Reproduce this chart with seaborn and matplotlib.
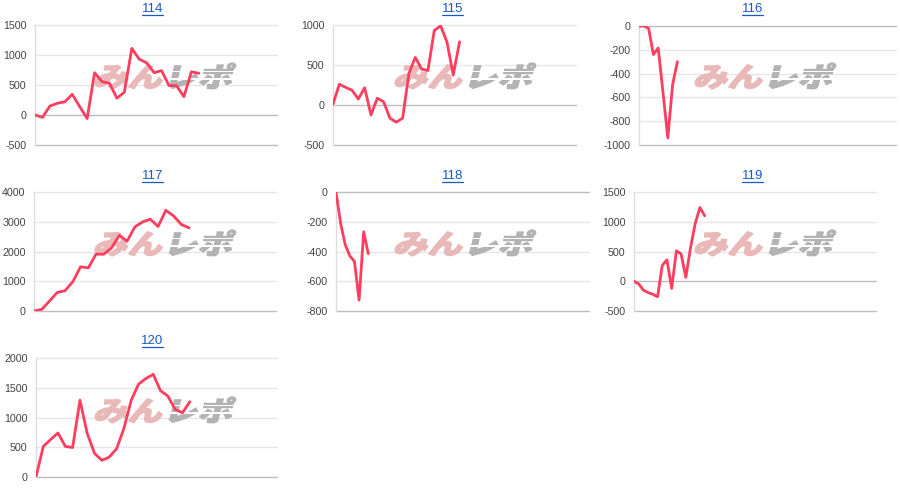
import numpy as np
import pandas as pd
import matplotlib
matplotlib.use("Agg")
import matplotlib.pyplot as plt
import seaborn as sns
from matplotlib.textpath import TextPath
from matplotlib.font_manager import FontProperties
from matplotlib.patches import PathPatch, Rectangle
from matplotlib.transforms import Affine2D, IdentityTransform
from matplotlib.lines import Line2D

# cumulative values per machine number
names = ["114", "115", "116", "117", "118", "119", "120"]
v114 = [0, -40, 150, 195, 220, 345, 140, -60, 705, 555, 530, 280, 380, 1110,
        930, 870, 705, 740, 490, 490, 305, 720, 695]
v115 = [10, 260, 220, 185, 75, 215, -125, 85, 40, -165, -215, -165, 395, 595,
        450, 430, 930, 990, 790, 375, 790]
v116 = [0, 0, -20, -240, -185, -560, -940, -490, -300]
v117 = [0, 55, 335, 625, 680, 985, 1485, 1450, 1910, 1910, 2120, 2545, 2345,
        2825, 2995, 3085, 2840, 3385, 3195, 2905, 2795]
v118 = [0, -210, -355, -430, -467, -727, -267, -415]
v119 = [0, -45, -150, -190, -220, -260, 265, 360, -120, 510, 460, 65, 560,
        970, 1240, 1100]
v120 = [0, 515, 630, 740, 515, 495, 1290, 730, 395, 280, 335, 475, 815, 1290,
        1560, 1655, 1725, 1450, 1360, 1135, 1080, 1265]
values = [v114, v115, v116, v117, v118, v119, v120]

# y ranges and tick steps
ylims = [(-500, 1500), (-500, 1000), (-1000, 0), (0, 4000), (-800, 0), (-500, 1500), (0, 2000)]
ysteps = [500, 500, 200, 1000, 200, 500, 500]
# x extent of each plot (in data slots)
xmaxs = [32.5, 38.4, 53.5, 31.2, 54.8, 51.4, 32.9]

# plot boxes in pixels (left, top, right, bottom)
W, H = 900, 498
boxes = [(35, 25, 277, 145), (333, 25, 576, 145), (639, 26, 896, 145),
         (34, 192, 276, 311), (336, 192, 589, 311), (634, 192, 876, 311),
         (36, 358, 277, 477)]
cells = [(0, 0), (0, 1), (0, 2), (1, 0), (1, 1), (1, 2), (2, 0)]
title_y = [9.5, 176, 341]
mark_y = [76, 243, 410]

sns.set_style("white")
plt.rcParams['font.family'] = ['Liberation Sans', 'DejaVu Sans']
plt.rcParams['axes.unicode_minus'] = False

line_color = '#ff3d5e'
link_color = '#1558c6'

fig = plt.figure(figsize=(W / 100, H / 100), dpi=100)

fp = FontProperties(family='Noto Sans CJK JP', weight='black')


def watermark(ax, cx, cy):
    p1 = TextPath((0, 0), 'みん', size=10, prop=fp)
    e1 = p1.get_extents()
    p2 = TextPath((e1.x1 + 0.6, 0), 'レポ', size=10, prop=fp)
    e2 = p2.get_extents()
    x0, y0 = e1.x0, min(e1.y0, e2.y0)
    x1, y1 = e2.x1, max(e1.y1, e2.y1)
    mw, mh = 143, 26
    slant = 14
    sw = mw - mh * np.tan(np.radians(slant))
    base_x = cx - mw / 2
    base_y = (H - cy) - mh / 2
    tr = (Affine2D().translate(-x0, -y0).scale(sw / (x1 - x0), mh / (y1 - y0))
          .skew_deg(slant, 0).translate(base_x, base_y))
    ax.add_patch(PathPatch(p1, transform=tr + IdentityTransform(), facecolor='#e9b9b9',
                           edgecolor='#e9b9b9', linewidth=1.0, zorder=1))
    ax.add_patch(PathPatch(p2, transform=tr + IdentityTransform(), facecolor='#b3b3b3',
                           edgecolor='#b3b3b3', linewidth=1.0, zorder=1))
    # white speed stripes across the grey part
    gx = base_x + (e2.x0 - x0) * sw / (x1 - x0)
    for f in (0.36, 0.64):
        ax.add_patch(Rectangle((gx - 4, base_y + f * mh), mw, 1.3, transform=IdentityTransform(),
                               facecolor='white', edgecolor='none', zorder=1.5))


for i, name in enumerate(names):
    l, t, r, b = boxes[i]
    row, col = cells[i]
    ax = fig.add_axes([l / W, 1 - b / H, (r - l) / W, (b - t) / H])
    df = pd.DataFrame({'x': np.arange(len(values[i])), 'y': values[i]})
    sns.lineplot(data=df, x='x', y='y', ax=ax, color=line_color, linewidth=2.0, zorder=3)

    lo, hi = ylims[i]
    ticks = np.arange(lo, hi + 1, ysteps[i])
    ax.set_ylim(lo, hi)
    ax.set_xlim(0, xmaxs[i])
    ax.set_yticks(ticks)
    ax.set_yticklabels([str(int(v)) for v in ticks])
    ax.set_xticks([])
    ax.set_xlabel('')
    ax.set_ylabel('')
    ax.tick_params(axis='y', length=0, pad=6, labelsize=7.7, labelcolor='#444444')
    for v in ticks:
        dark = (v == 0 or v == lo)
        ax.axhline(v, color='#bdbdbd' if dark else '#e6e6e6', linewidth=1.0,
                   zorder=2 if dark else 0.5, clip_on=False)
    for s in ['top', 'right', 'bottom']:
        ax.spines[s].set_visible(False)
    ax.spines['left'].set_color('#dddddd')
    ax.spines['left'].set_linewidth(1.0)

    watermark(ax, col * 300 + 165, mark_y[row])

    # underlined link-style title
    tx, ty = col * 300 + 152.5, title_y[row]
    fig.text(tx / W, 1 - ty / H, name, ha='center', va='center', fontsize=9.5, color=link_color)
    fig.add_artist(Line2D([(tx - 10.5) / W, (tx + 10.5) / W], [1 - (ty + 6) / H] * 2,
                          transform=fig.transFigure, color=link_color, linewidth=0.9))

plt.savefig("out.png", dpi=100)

○ ○ ○ ○ ○ ○ ○

◆ **SHORT TASK**: Write out again, exactly, the lines from the start of the listing up to the line containing "from matplotlib.lines import Line2D", with both ends and without pictures.

◆ **RESULT OF THE TASK**:
Reproduce this chart with seaborn and matplotlib.
import numpy as np
import pandas as pd
import matplotlib
matplotlib.use("Agg")
import matplotlib.pyplot as plt
import seaborn as sns
from matplotlib.textpath import TextPath
from matplotlib.font_manager import FontProperties
from matplotlib.patches import PathPatch, Rectangle
from matplotlib.transforms import Affine2D, IdentityTransform
from matplotlib.lines import Line2D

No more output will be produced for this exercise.